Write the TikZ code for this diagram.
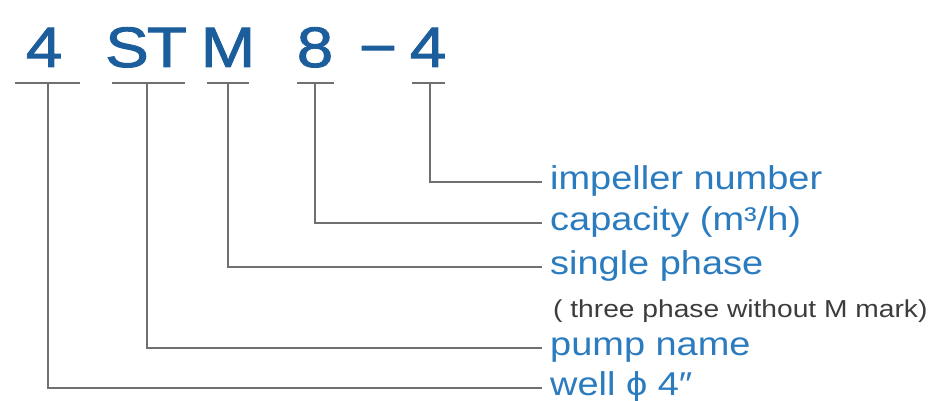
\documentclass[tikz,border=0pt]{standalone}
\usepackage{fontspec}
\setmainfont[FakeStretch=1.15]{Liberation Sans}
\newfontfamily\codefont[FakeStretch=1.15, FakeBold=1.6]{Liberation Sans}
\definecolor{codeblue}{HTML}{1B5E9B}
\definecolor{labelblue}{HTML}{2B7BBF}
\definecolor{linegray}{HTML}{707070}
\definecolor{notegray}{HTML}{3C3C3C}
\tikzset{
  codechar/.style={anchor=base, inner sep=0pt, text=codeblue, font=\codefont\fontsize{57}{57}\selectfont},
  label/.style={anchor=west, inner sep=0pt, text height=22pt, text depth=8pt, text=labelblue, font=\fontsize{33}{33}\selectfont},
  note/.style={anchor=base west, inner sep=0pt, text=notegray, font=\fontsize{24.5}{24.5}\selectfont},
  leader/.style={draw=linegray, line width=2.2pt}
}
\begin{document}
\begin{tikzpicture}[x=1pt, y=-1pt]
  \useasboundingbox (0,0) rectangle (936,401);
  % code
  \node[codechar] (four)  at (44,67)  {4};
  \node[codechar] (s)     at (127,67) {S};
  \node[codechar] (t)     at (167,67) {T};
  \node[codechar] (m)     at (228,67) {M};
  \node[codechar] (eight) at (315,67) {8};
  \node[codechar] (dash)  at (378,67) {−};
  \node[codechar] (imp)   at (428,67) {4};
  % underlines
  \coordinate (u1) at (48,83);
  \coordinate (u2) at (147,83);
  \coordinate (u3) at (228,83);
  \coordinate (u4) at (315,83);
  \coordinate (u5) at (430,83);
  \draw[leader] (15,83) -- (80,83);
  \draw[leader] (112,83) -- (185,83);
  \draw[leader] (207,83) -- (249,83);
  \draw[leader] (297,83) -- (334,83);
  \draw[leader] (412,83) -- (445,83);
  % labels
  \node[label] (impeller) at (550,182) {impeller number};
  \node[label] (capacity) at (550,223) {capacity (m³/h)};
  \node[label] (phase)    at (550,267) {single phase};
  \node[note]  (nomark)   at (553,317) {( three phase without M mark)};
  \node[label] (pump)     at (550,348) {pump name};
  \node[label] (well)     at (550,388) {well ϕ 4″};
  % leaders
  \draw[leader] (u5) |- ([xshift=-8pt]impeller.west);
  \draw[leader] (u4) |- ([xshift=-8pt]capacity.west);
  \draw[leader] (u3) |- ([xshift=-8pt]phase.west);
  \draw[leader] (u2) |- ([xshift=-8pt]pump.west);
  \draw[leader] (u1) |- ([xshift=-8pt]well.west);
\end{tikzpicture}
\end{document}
#####
Leave out the pictures and output the rest of the material exactly as written.

_Task output_
Write the TikZ code for this diagram.
\documentclass[tikz,border=0pt]{standalone}
\usepackage{fontspec}
\setmainfont[FakeStretch=1.15]{Liberation Sans}
\newfontfamily\codefont[FakeStretch=1.15, FakeBold=1.6]{Liberation Sans}
\definecolor{codeblue}{HTML}{1B5E9B}
\definecolor{labelblue}{HTML}{2B7BBF}
\definecolor{linegray}{HTML}{707070}
\definecolor{notegray}{HTML}{3C3C3C}
\tikzset{
  codechar/.style={anchor=base, inner sep=0pt, text=codeblue, font=\codefont\fontsize{57}{57}\selectfont},
  label/.style={anchor=west, inner sep=0pt, text height=22pt, text depth=8pt, text=labelblue, font=\fontsize{33}{33}\selectfont},
  note/.style={anchor=base west, inner sep=0pt, text=notegray, font=\fontsize{24.5}{24.5}\selectfont},
  leader/.style={draw=linegray, line width=2.2pt}
}
\begin{document}
\begin{tikzpicture}[x=1pt, y=-1pt]
  \useasboundingbox (0,0) rectangle (936,401);
  % code
  \node[codechar] (four)  at (44,67)  {4};
  \node[codechar] (s)     at (127,67) {S};
  \node[codechar] (t)     at (167,67) {T};
  \node[codechar] (m)     at (228,67) {M};
  \node[codechar] (eight) at (315,67) {8};
  \node[codechar] (dash)  at (378,67) {−};
  \node[codechar] (imp)   at (428,67) {4};
  % underlines
  \coordinate (u1) at (48,83);
  \coordinate (u2) at (147,83);
  \coordinate (u3) at (228,83);
  \coordinate (u4) at (315,83);
  \coordinate (u5) at (430,83);
  \draw[leader] (15,83) -- (80,83);
  \draw[leader] (112,83) -- (185,83);
  \draw[leader] (207,83) -- (249,83);
  \draw[leader] (297,83) -- (334,83);
  \draw[leader] (412,83) -- (445,83);
  % labels
  \node[label] (impeller) at (550,182) {impeller number};
  \node[label] (capacity) at (550,223) {capacity (m³/h)};
  \node[label] (phase)    at (550,267) {single phase};
  \node[note]  (nomark)   at (553,317) {( three phase without M mark)};
  \node[label] (pump)     at (550,348) {pump name};
  \node[label] (well)     at (550,388) {well ϕ 4″};
  % leaders
  \draw[leader] (u5) |- ([xshift=-8pt]impeller.west);
  \draw[leader] (u4) |- ([xshift=-8pt]capacity.west);
  \draw[leader] (u3) |- ([xshift=-8pt]phase.west);
  \draw[leader] (u2) |- ([xshift=-8pt]pump.west);
  \draw[leader] (u1) |- ([xshift=-8pt]well.west);
\end{tikzpicture}
\end{document}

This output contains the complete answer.